### TASK PROMPT
Produce an exact copy of all the data below, dropping every image.

### PROVIDED MATERIAL

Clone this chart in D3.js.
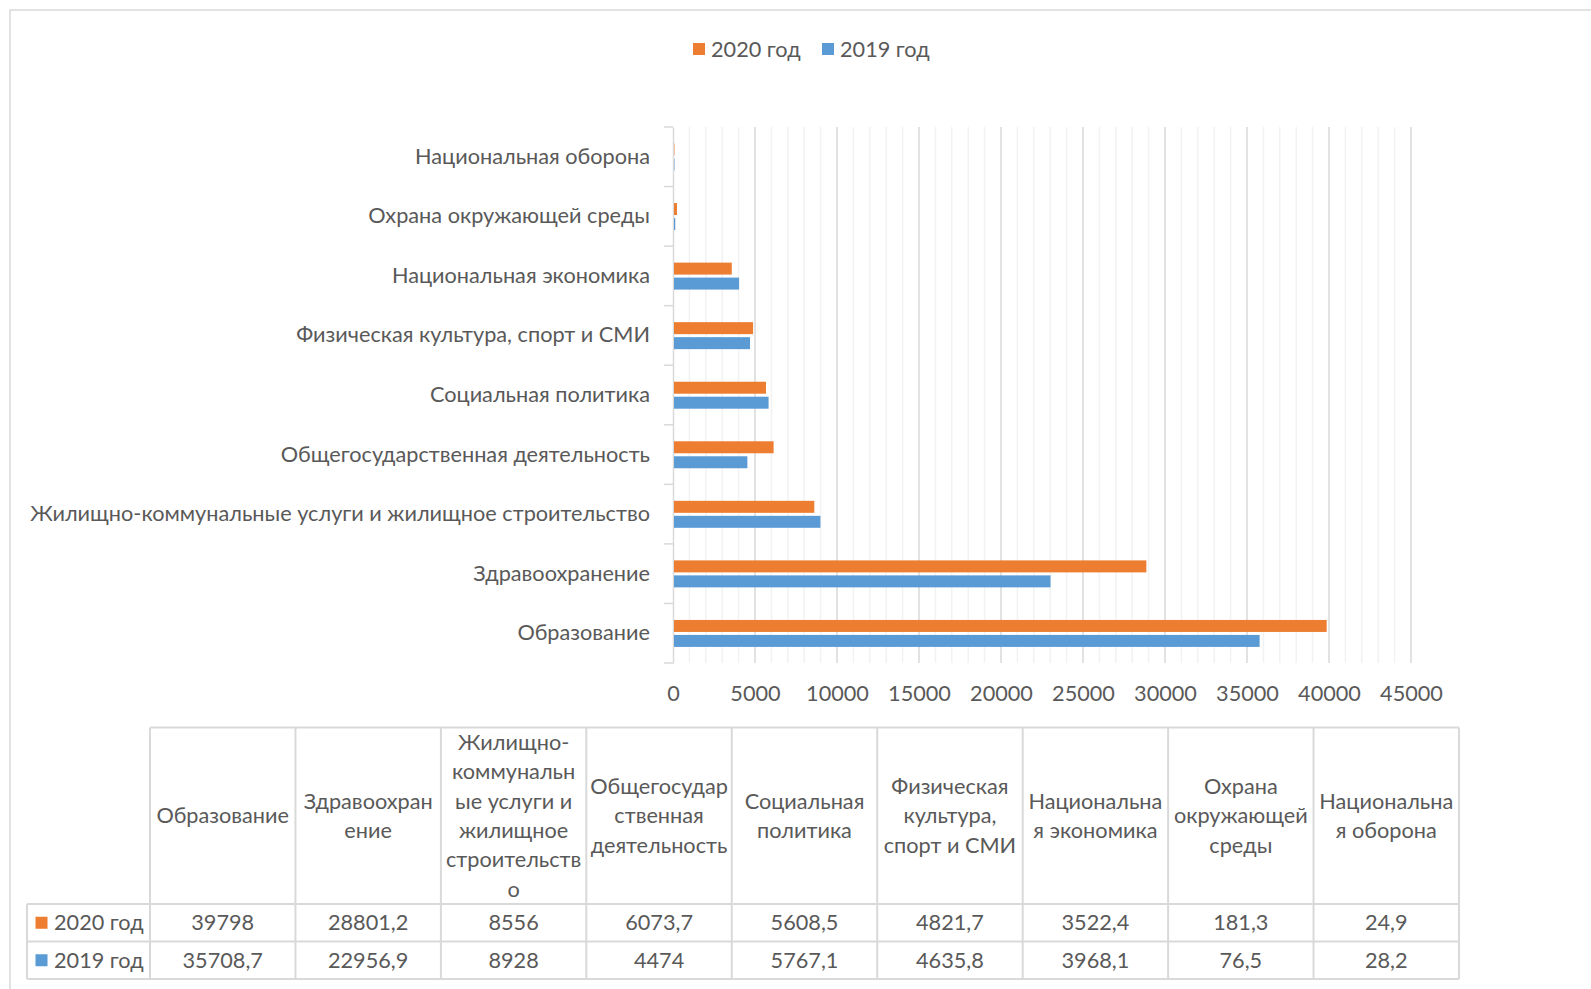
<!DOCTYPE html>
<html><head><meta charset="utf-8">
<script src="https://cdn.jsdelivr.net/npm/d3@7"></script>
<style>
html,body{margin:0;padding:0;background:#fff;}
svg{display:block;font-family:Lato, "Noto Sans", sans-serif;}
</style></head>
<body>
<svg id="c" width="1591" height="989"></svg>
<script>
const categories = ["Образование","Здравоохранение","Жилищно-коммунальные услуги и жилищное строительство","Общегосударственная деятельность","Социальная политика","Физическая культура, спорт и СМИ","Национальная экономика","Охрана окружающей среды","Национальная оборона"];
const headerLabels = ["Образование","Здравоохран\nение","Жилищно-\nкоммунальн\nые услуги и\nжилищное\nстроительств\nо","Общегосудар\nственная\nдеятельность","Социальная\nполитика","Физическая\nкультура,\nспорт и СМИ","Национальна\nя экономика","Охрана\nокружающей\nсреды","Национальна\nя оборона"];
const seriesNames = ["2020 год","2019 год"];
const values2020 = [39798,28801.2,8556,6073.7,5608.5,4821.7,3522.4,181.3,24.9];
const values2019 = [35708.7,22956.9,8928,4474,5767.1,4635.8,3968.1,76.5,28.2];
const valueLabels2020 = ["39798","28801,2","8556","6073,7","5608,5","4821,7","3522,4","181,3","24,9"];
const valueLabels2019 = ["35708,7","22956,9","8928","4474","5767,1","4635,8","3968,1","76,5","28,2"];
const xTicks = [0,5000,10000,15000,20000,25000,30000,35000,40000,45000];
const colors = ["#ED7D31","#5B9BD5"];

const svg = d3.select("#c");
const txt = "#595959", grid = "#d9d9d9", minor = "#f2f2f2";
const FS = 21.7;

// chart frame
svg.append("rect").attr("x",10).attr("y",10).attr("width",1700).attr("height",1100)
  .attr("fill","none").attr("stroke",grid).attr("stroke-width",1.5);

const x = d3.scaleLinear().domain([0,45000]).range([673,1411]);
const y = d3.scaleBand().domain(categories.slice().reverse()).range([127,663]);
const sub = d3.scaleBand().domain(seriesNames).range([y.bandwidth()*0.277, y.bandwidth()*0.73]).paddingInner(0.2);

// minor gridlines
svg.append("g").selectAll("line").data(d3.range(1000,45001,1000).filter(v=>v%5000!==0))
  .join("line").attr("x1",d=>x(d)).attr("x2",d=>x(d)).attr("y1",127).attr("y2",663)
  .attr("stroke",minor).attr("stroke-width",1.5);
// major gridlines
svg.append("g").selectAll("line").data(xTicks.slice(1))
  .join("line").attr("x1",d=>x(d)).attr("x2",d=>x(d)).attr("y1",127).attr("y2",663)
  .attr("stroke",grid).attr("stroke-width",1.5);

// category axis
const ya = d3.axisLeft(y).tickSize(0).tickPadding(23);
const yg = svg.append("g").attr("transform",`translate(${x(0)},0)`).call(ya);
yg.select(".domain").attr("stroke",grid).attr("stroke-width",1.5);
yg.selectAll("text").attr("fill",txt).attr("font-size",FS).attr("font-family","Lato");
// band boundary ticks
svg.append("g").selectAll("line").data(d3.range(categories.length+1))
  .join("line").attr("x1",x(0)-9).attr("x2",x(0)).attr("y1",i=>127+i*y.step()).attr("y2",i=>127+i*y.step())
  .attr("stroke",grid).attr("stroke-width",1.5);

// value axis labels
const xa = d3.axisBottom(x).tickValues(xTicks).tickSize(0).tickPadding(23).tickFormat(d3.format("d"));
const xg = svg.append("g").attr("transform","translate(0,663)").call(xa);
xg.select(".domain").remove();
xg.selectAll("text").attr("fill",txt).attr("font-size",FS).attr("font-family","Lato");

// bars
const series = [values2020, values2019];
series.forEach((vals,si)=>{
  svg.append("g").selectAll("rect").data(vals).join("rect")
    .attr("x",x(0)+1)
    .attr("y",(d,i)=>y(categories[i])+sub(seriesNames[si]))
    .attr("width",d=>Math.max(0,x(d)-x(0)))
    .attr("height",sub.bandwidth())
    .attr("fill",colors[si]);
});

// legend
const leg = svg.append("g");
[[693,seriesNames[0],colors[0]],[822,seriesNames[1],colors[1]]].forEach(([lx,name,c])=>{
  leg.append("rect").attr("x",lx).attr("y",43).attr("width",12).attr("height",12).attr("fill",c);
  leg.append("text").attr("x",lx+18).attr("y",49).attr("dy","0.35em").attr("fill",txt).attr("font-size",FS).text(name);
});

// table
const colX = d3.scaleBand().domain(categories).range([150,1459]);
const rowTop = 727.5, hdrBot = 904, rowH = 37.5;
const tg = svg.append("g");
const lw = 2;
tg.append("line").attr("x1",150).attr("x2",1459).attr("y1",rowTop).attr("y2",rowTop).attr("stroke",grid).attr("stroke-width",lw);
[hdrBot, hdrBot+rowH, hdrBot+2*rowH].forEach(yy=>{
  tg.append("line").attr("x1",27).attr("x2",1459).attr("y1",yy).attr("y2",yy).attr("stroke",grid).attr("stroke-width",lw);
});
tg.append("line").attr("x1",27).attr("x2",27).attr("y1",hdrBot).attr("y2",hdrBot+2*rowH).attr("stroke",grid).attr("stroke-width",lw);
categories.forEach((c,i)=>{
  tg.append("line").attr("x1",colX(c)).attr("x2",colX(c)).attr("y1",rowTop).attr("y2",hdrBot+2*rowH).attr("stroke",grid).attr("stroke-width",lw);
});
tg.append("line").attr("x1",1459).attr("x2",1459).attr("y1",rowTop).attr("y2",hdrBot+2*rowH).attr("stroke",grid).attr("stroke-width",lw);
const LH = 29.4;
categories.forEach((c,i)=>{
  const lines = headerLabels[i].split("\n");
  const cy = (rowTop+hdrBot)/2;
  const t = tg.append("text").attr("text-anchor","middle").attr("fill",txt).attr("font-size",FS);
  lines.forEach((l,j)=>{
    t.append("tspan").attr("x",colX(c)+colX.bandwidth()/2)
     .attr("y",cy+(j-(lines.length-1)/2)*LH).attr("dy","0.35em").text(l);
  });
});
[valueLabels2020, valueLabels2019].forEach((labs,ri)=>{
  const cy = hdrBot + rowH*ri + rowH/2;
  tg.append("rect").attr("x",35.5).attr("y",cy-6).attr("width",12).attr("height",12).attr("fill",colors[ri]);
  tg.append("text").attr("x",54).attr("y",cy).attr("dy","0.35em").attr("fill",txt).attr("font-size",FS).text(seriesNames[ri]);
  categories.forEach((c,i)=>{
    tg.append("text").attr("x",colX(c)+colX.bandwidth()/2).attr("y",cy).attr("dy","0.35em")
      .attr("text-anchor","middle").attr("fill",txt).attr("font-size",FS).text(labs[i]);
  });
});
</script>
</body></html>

### ANSWER TO THIS EXERCISE
Clone this chart in D3.js.
<!DOCTYPE html>
<html><head><meta charset="utf-8">
<script src="https://cdn.jsdelivr.net/npm/d3@7"></script>
<style>
html,body{margin:0;padding:0;background:#fff;}
svg{display:block;font-family:Lato, "Noto Sans", sans-serif;}
</style></head>
<body>
<svg id="c" width="1591" height="989"></svg>
<script>
const categories = ["Образование","Здравоохранение","Жилищно-коммунальные услуги и жилищное строительство","Общегосударственная деятельность","Социальная политика","Физическая культура, спорт и СМИ","Национальная экономика","Охрана окружающей среды","Национальная оборона"];
const headerLabels = ["Образование","Здравоохран\nение","Жилищно-\nкоммунальн\nые услуги и\nжилищное\nстроительств\nо","Общегосудар\nственная\nдеятельность","Социальная\nполитика","Физическая\nкультура,\nспорт и СМИ","Национальна\nя экономика","Охрана\nокружающей\nсреды","Национальна\nя оборона"];
const seriesNames = ["2020 год","2019 год"];
const values2020 = [39798,28801.2,8556,6073.7,5608.5,4821.7,3522.4,181.3,24.9];
const values2019 = [35708.7,22956.9,8928,4474,5767.1,4635.8,3968.1,76.5,28.2];
const valueLabels2020 = ["39798","28801,2","8556","6073,7","5608,5","4821,7","3522,4","181,3","24,9"];
const valueLabels2019 = ["35708,7","22956,9","8928","4474","5767,1","4635,8","3968,1","76,5","28,2"];
const xTicks = [0,5000,10000,15000,20000,25000,30000,35000,40000,45000];
const colors = ["#ED7D31","#5B9BD5"];

const svg = d3.select("#c");
const txt = "#595959", grid = "#d9d9d9", minor = "#f2f2f2";
const FS = 21.7;

// chart frame
svg.append("rect").attr("x",10).attr("y",10).attr("width",1700).attr("height",1100)
  .attr("fill","none").attr("stroke",grid).attr("stroke-width",1.5);

const x = d3.scaleLinear().domain([0,45000]).range([673,1411]);
const y = d3.scaleBand().domain(categories.slice().reverse()).range([127,663]);
const sub = d3.scaleBand().domain(seriesNames).range([y.bandwidth()*0.277, y.bandwidth()*0.73]).paddingInner(0.2);

// minor gridlines
svg.append("g").selectAll("line").data(d3.range(1000,45001,1000).filter(v=>v%5000!==0))
  .join("line").attr("x1",d=>x(d)).attr("x2",d=>x(d)).attr("y1",127).attr("y2",663)
  .attr("stroke",minor).attr("stroke-width",1.5);
// major gridlines
svg.append("g").selectAll("line").data(xTicks.slice(1))
  .join("line").attr("x1",d=>x(d)).attr("x2",d=>x(d)).attr("y1",127).attr("y2",663)
  .attr("stroke",grid).attr("stroke-width",1.5);

// category axis
const ya = d3.axisLeft(y).tickSize(0).tickPadding(23);
const yg = svg.append("g").attr("transform",`translate(${x(0)},0)`).call(ya);
yg.select(".domain").attr("stroke",grid).attr("stroke-width",1.5);
yg.selectAll("text").attr("fill",txt).attr("font-size",FS).attr("font-family","Lato");
// band boundary ticks
svg.append("g").selectAll("line").data(d3.range(categories.length+1))
  .join("line").attr("x1",x(0)-9).attr("x2",x(0)).attr("y1",i=>127+i*y.step()).attr("y2",i=>127+i*y.step())
  .attr("stroke",grid).attr("stroke-width",1.5);

// value axis labels
const xa = d3.axisBottom(x).tickValues(xTicks).tickSize(0).tickPadding(23).tickFormat(d3.format("d"));
const xg = svg.append("g").attr("transform","translate(0,663)").call(xa);
xg.select(".domain").remove();
xg.selectAll("text").attr("fill",txt).attr("font-size",FS).attr("font-family","Lato");

// bars
const series = [values2020, values2019];
series.forEach((vals,si)=>{
  svg.append("g").selectAll("rect").data(vals).join("rect")
    .attr("x",x(0)+1)
    .attr("y",(d,i)=>y(categories[i])+sub(seriesNames[si]))
    .attr("width",d=>Math.max(0,x(d)-x(0)))
    .attr("height",sub.bandwidth())
    .attr("fill",colors[si]);
});

// legend
const leg = svg.append("g");
[[693,seriesNames[0],colors[0]],[822,seriesNames[1],colors[1]]].forEach(([lx,name,c])=>{
  leg.append("rect").attr("x",lx).attr("y",43).attr("width",12).attr("height",12).attr("fill",c);
  leg.append("text").attr("x",lx+18).attr("y",49).attr("dy","0.35em").attr("fill",txt).attr("font-size",FS).text(name);
});

// table
const colX = d3.scaleBand().domain(categories).range([150,1459]);
const rowTop = 727.5, hdrBot = 904, rowH = 37.5;
const tg = svg.append("g");
const lw = 2;
tg.append("line").attr("x1",150).attr("x2",1459).attr("y1",rowTop).attr("y2",rowTop).attr("stroke",grid).attr("stroke-width",lw);
[hdrBot, hdrBot+rowH, hdrBot+2*rowH].forEach(yy=>{
  tg.append("line").attr("x1",27).attr("x2",1459).attr("y1",yy).attr("y2",yy).attr("stroke",grid).attr("stroke-width",lw);
});
tg.append("line").attr("x1",27).attr("x2",27).attr("y1",hdrBot).attr("y2",hdrBot+2*rowH).attr("stroke",grid).attr("stroke-width",lw);
categories.forEach((c,i)=>{
  tg.append("line").attr("x1",colX(c)).attr("x2",colX(c)).attr("y1",rowTop).attr("y2",hdrBot+2*rowH).attr("stroke",grid).attr("stroke-width",lw);
});
tg.append("line").attr("x1",1459).attr("x2",1459).attr("y1",rowTop).attr("y2",hdrBot+2*rowH).attr("stroke",grid).attr("stroke-width",lw);
const LH = 29.4;
categories.forEach((c,i)=>{
  const lines = headerLabels[i].split("\n");
  const cy = (rowTop+hdrBot)/2;
  const t = tg.append("text").attr("text-anchor","middle").attr("fill",txt).attr("font-size",FS);
  lines.forEach((l,j)=>{
    t.append("tspan").attr("x",colX(c)+colX.bandwidth()/2)
     .attr("y",cy+(j-(lines.length-1)/2)*LH).attr("dy","0.35em").text(l);
  });
});
[valueLabels2020, valueLabels2019].forEach((labs,ri)=>{
  const cy = hdrBot + rowH*ri + rowH/2;
  tg.append("rect").attr("x",35.5).attr("y",cy-6).attr("width",12).attr("height",12).attr("fill",colors[ri]);
  tg.append("text").attr("x",54).attr("y",cy).attr("dy","0.35em").attr("fill",txt).attr("font-size",FS).text(seriesNames[ri]);
  categories.forEach((c,i)=>{
    tg.append("text").attr("x",colX(c)+colX.bandwidth()/2).attr("y",cy).attr("dy","0.35em")
      .attr("text-anchor","middle").attr("fill",txt).attr("font-size",FS).text(labs[i]);
  });
});
</script>
</body></html>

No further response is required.